Jika selama ini lembaga-lembaga sosial tersebut hanya dipandang sebuah
ajang aktualisasi diri untuk saling membantu sesama, maka sebenarnya
dengan membangun sendiri sebuah Social Entrepreneurship juga
akan mendatangkan profit secara finansial. Hal ini bisa diterapkan
semenjak dini untuk memupuk rasa kemanusiaan dan pemahaman apa itu Social Entrepreneurship.

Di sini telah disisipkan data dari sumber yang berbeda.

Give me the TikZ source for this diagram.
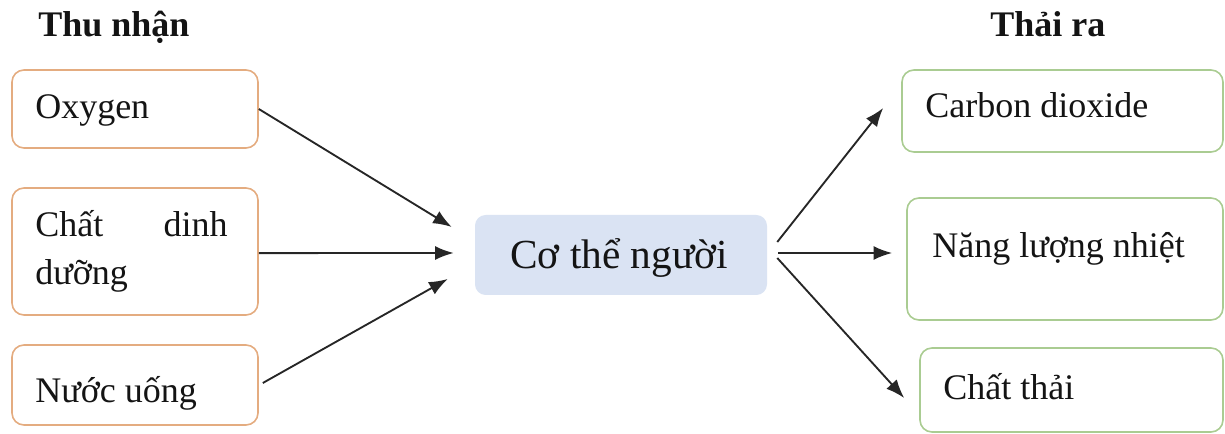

Contoh riilnya jika di kampus adalah diterapkan di kegiatan-kegiatan semacam KKN (kuliah Kerja Nyata). Paradigma Social Entrepreneurship
bisa dimasukkan dan diaplikasikan di situ. Dengan pemberdayaan
masayarakat secara komprehensif sehingga misalnya dapat menciptakan
lapangan kerja. Mata kuliah kewirausahaan didesain agar mahasiswa dapat
langsung mengaplikasikan Entrepreneurship, khususnya Social Entrepreneurship. Mahasiswa diberi pinjaman modal untuk membuka usaha sendiri selama mata kuliah KWU berlangsung. Selain itu, konsep Social Entrepreneurship bisa
lebih diperdalam dan dikembangkan di lembaga-lembaga sosial agar lebih
mantap dan matang. Seperti di Lembaga Amil Zakat Infak dan Shodaqoh,
serta lembaga sosial lain seperti untuk pemberantasan buta huruf dan
penanggulangan HIV/AIDS.
Referensi :
Elkington
John, Pamela H. 2008. “The Power of Unresonable People : How Social
Entrepreneur creates markets that changes the world”. Havard Business
Press.
Santosa, Setyanto. 2007. ”Peran Social Entrepreneurship dalam Pembangunan”.